Items from a dataset ::

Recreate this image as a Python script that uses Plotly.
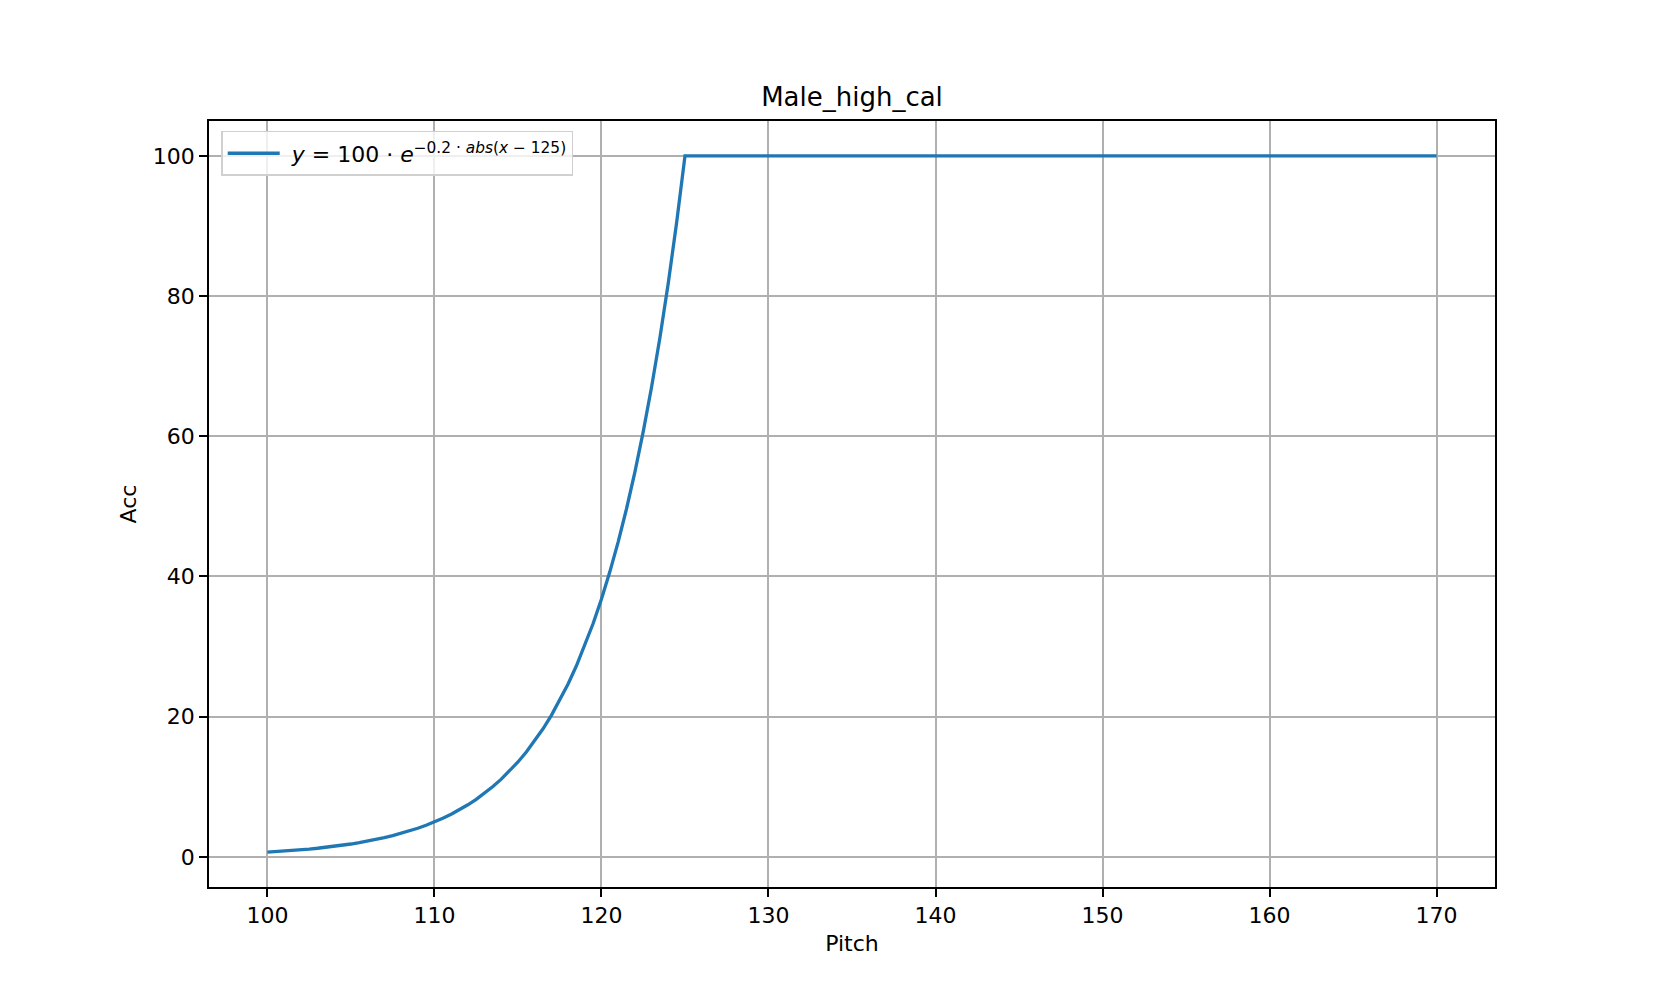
import plotly.graph_objects as go

# Pitch values and corresponding accuracy
pitch = [100, 100.5, 101, 101.5, 102, 102.5, 103, 103.5, 104, 104.5, 105, 105.5,
         106, 106.5, 107, 107.5, 108, 108.5, 109, 109.5, 110, 110.5, 111, 111.5,
         112, 112.5, 113, 113.5, 114, 114.5, 115, 115.5, 116, 116.5, 117, 117.5,
         118, 118.5, 119, 119.5, 120, 120.5, 121, 121.5, 122, 122.5, 123, 123.5,
         124, 124.5, 125, 170]
acc = [0.674, 0.745, 0.823, 0.910, 1.005, 1.111, 1.228, 1.357, 1.500, 1.657, 1.832, 2.024,
       2.237, 2.472, 2.732, 3.020, 3.337, 3.688, 4.076, 4.505, 4.979, 5.502, 6.081, 6.721,
       7.427, 8.208, 9.072, 10.026, 11.080, 12.246, 13.534, 14.957, 16.530, 18.268, 20.190, 22.313,
       24.660, 27.253, 30.119, 33.287, 36.788, 40.657, 44.933, 49.659, 54.881, 60.653, 67.032, 74.082,
       81.873, 90.484, 100.0, 100.0]

x_ticks = [100, 110, 120, 130, 140, 150, 160, 170]
y_ticks = [0, 20, 40, 60, 80, 100]

title_text = "Male_high_cal"
x_label = "Pitch"
y_label = "Acc"
legend_label = "\u00a0<i>y</i> = 100 · <i>e</i><sup>−0.2 · <i>abs</i>(<i>x</i> − 125)</sup>"

font_family = "DejaVu Sans, Liberation Sans, sans-serif"

fig = go.Figure()
fig.add_trace(go.Scatter(
    x=pitch, y=acc, mode="lines", name=legend_label,
    line=dict(color="#1f77b4", width=3.3),
    showlegend=True,
))

axis_common = dict(
    showgrid=True, gridcolor="#b0b0b0", gridwidth=1.8,
    showline=True, linecolor="black", linewidth=1.8, mirror=True,
    ticks="outside", ticklen=8, tickwidth=1.8, tickcolor="black",
    tickfont=dict(size=22, color="black", family=font_family),
    zeroline=False,
)

fig.update_layout(
    width=1661, height=997,
    margin=dict(l=201, r=174, t=113, b=118),
    paper_bgcolor="white", plot_bgcolor="white",
    font=dict(family=font_family, color="black"),
    title=dict(text=title_text, x=0.5, xanchor="center", y=1 - 89 / 997, yanchor="middle",
               xref="paper", font=dict(size=26, color="black", family=font_family)),
    xaxis=dict(range=[96.5, 173.5], tickvals=x_ticks, ticktext=[str(v) for v in x_ticks],
               title=dict(text=x_label, font=dict(size=22, color="black"), standoff=8),
               **axis_common),
    yaxis=dict(range=[-4.3, 104.97], tickvals=y_ticks, ticktext=[str(v) for v in y_ticks],
               title=dict(text=y_label, font=dict(size=22, color="black"), standoff=10),
               **axis_common),
    legend=dict(x=0.0095, y=0.987, xanchor="left", yanchor="top",
                bgcolor="rgba(255,255,255,0.8)", bordercolor="#d0d0d0", borderwidth=1.5,
                itemwidth=52,
                font=dict(size=22, color="black", family=font_family)),
)

fig.write_html("out.html")
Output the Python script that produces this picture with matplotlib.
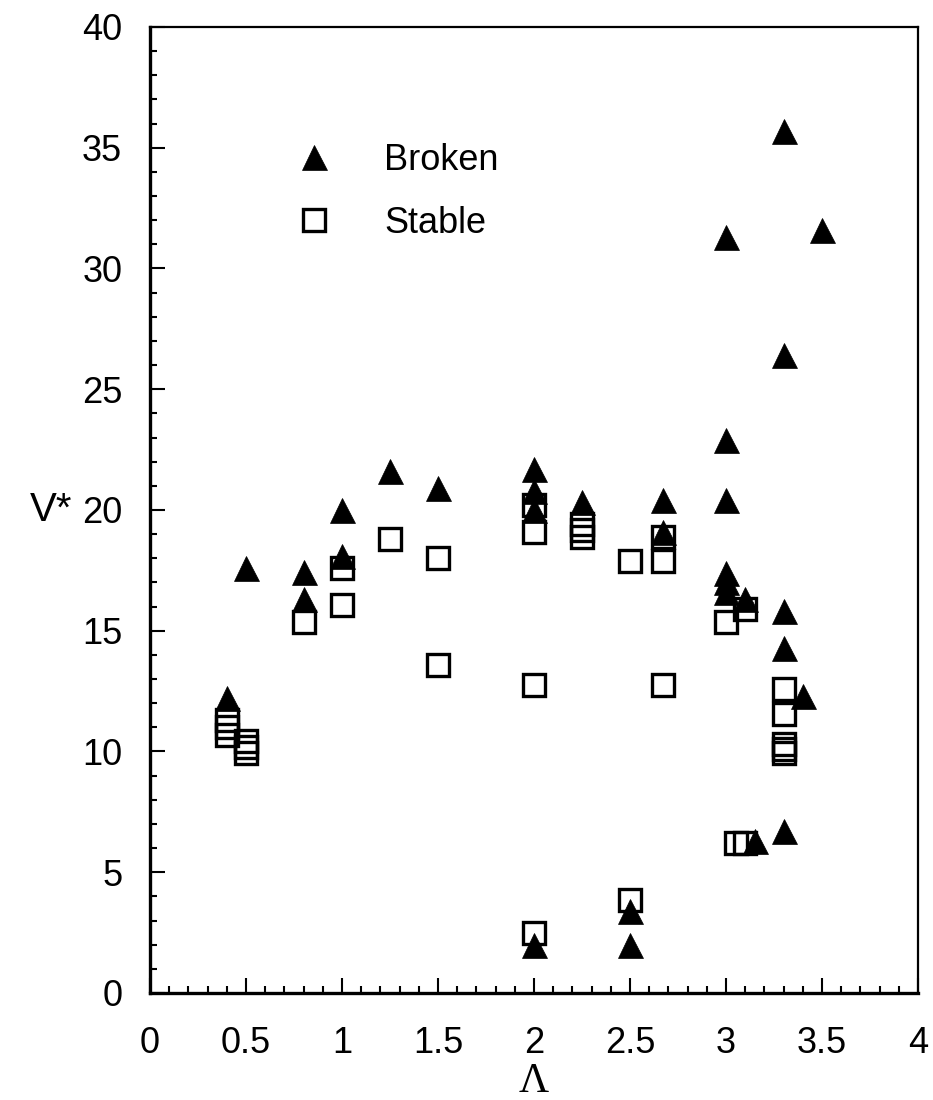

Brief ::
Select every line of the material above holding the word "that" and copy it.

Task solution ::
Recreate this image as a Python script that uses Plotly.
Output the Python script that produces this picture with matplotlib.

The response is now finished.